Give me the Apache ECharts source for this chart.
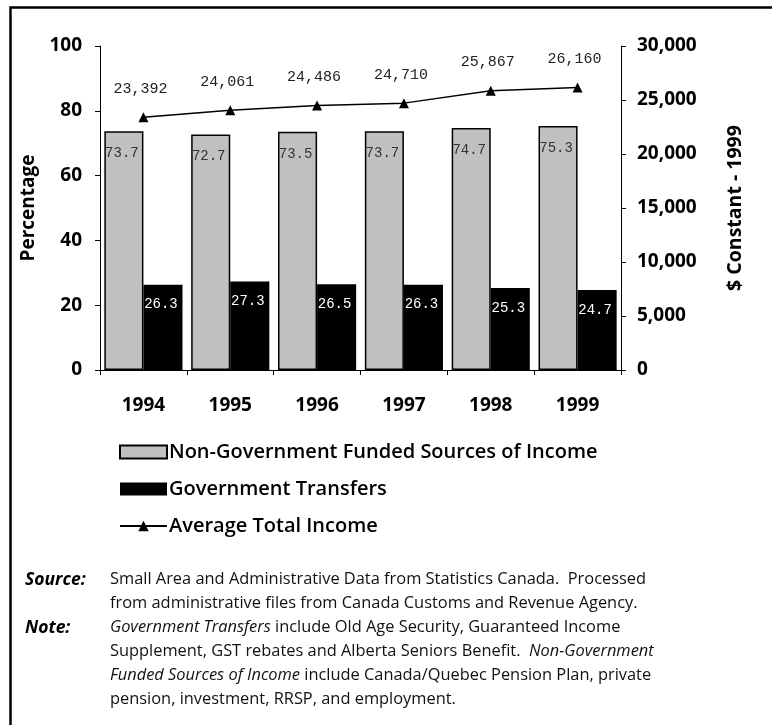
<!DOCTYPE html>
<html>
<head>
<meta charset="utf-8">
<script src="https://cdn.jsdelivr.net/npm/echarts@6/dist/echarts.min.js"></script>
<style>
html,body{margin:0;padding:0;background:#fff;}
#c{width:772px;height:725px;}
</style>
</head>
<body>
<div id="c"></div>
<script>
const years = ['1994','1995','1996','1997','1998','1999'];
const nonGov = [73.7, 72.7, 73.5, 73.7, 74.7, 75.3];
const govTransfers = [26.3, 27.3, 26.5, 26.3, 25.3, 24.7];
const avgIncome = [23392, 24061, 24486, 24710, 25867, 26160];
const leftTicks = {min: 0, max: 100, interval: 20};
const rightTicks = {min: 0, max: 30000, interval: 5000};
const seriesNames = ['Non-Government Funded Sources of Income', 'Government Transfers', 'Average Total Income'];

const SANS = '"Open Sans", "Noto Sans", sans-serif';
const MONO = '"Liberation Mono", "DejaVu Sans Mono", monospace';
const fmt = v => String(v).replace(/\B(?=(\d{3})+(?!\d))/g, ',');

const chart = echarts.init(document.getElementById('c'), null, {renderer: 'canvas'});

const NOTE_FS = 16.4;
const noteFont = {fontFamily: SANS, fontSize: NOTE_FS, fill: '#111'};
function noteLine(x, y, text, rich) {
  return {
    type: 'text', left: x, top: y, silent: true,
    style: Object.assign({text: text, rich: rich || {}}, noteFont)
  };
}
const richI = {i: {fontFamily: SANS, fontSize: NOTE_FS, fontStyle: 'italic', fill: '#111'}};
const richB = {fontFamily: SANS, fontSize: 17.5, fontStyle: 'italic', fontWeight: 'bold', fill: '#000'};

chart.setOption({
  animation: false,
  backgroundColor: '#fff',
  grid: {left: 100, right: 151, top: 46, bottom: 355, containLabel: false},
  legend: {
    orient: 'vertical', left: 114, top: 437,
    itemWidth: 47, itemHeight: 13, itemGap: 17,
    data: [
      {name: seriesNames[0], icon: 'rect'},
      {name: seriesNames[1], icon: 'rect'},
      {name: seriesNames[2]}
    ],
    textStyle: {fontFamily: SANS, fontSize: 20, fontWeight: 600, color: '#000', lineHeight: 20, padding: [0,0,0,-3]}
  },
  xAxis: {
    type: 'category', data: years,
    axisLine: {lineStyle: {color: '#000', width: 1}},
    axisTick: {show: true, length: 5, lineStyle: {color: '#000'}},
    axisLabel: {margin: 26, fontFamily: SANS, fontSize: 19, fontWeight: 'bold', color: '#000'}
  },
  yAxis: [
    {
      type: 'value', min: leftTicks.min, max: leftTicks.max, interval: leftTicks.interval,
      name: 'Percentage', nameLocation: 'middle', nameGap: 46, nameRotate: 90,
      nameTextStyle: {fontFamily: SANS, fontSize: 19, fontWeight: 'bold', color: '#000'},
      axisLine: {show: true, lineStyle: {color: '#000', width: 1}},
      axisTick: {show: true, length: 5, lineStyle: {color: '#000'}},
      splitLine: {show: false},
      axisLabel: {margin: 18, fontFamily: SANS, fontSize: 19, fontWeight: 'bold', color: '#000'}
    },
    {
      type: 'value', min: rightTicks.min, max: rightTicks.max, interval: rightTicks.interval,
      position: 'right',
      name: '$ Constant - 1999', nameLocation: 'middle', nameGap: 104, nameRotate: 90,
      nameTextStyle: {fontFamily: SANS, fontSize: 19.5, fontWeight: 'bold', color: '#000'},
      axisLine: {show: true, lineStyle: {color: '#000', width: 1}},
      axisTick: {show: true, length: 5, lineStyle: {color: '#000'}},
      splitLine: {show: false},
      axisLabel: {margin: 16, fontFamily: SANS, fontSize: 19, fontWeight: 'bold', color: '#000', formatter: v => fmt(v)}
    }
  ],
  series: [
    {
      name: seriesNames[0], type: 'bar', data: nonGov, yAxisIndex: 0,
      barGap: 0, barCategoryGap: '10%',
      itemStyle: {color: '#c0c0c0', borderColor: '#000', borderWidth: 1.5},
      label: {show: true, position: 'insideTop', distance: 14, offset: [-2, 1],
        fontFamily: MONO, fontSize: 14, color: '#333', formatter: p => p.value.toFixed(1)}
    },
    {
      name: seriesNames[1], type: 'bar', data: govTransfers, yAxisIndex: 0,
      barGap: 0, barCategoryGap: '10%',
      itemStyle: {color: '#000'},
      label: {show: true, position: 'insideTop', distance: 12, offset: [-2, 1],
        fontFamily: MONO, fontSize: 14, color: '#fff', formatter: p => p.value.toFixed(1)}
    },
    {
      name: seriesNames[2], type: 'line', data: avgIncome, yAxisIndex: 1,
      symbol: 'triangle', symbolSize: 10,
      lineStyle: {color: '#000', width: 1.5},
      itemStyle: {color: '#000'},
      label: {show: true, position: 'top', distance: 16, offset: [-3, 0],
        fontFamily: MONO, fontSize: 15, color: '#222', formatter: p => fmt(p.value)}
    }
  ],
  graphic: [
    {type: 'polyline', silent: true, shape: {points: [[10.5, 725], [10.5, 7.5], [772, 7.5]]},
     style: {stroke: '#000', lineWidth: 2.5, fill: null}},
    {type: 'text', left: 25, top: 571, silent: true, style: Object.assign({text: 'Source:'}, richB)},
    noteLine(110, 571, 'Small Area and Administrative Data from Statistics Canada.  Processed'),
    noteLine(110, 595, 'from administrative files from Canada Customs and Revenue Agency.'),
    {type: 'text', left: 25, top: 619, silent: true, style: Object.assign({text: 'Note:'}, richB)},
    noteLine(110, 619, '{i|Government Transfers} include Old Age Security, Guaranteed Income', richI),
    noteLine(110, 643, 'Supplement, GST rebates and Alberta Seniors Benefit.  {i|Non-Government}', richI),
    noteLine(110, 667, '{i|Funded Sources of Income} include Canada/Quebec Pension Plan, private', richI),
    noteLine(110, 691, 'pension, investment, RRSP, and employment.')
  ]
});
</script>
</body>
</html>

==

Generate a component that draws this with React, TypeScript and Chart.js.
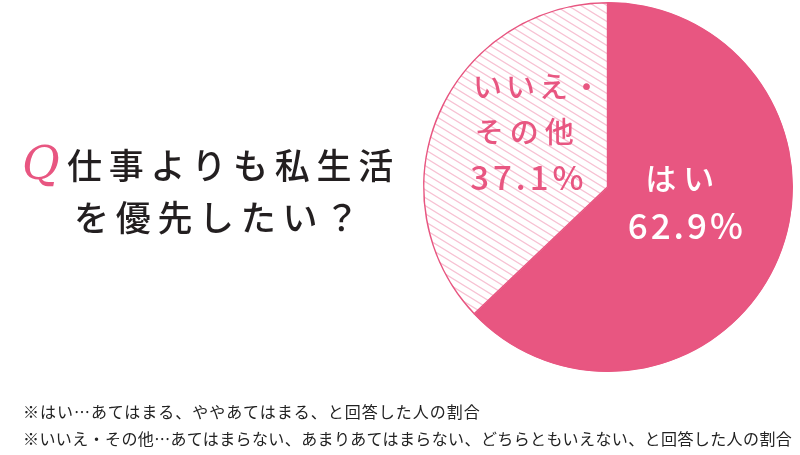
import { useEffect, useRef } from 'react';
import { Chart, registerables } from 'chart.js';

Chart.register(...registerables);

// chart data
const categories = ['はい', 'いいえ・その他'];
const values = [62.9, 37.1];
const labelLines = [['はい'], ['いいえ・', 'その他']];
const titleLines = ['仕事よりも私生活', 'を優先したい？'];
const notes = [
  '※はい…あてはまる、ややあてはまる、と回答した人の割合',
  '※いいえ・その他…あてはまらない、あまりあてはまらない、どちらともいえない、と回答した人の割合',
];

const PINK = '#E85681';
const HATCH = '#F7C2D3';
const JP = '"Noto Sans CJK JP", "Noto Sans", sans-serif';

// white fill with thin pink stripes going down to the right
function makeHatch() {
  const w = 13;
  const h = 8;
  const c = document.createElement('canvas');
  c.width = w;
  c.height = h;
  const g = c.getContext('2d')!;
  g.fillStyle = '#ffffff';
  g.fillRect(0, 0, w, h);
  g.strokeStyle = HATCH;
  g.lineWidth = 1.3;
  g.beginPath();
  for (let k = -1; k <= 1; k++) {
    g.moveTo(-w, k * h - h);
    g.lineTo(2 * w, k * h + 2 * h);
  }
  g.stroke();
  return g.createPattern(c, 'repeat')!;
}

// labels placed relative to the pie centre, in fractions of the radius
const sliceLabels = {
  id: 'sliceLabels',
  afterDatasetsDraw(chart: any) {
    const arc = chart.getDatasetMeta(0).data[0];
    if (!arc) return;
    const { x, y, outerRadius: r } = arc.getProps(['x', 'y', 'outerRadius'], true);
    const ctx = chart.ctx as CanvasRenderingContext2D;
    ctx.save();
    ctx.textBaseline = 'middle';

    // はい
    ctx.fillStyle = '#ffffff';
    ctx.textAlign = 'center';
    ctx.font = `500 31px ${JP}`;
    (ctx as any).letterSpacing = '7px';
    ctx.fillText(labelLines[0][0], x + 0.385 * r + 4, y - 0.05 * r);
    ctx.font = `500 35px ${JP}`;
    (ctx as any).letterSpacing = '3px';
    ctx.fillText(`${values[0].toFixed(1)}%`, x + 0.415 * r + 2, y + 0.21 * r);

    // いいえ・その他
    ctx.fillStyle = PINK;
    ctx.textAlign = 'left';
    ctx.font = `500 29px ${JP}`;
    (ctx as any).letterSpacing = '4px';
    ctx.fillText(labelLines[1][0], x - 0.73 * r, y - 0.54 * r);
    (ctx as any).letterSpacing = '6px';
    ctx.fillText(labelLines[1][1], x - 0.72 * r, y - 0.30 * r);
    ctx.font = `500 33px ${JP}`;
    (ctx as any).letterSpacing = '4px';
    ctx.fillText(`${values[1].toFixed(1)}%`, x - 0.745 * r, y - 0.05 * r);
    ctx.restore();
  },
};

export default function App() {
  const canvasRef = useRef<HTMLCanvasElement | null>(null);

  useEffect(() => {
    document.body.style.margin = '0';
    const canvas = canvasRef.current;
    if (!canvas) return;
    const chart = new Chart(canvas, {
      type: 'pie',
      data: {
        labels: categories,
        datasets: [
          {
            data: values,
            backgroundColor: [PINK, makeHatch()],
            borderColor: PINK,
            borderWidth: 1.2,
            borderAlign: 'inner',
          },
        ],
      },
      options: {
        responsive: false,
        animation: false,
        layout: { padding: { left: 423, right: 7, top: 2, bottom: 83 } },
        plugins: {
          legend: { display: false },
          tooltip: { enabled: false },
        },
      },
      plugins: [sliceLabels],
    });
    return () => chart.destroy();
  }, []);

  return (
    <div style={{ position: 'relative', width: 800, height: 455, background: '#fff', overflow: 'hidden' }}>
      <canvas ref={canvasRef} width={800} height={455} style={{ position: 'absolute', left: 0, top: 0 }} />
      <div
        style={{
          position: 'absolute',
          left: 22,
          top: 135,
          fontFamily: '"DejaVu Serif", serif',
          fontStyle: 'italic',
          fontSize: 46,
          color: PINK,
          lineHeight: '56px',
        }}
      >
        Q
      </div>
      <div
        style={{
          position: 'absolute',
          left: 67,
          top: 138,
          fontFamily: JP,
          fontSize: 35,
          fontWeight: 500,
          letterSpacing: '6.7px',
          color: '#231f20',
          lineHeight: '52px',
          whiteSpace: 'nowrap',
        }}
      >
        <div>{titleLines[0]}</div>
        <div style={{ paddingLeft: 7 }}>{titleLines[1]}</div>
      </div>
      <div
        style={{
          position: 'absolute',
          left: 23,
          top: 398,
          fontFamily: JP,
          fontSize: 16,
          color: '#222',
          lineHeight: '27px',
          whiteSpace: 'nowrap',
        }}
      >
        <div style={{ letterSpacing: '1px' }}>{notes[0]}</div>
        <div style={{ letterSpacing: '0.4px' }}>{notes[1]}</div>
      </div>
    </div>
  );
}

■ **Task to complete**: Everything from the line that contains "Generate a component" down to the line that contains "ctx.textBaseline = 'middle';" should be written out exactly, end lines too, minus the pictures.

■ **Solution to this problem**:
Generate a component that draws this with React, TypeScript and Chart.js.
import { useEffect, useRef } from 'react';
import { Chart, registerables } from 'chart.js';

Chart.register(...registerables);

// chart data
const categories = ['はい', 'いいえ・その他'];
const values = [62.9, 37.1];
const labelLines = [['はい'], ['いいえ・', 'その他']];
const titleLines = ['仕事よりも私生活', 'を優先したい？'];
const notes = [
  '※はい…あてはまる、ややあてはまる、と回答した人の割合',
  '※いいえ・その他…あてはまらない、あまりあてはまらない、どちらともいえない、と回答した人の割合',
];

const PINK = '#E85681';
const HATCH = '#F7C2D3';
const JP = '"Noto Sans CJK JP", "Noto Sans", sans-serif';

// white fill with thin pink stripes going down to the right
function makeHatch() {
  const w = 13;
  const h = 8;
  const c = document.createElement('canvas');
  c.width = w;
  c.height = h;
  const g = c.getContext('2d')!;
  g.fillStyle = '#ffffff';
  g.fillRect(0, 0, w, h);
  g.strokeStyle = HATCH;
  g.lineWidth = 1.3;
  g.beginPath();
  for (let k = -1; k <= 1; k++) {
    g.moveTo(-w, k * h - h);
    g.lineTo(2 * w, k * h + 2 * h);
  }
  g.stroke();
  return g.createPattern(c, 'repeat')!;
}

// labels placed relative to the pie centre, in fractions of the radius
const sliceLabels = {
  id: 'sliceLabels',
  afterDatasetsDraw(chart: any) {
    const arc = chart.getDatasetMeta(0).data[0];
    if (!arc) return;
    const { x, y, outerRadius: r } = arc.getProps(['x', 'y', 'outerRadius'], true);
    const ctx = chart.ctx as CanvasRenderingContext2D;
    ctx.save();
    ctx.textBaseline = 'middle';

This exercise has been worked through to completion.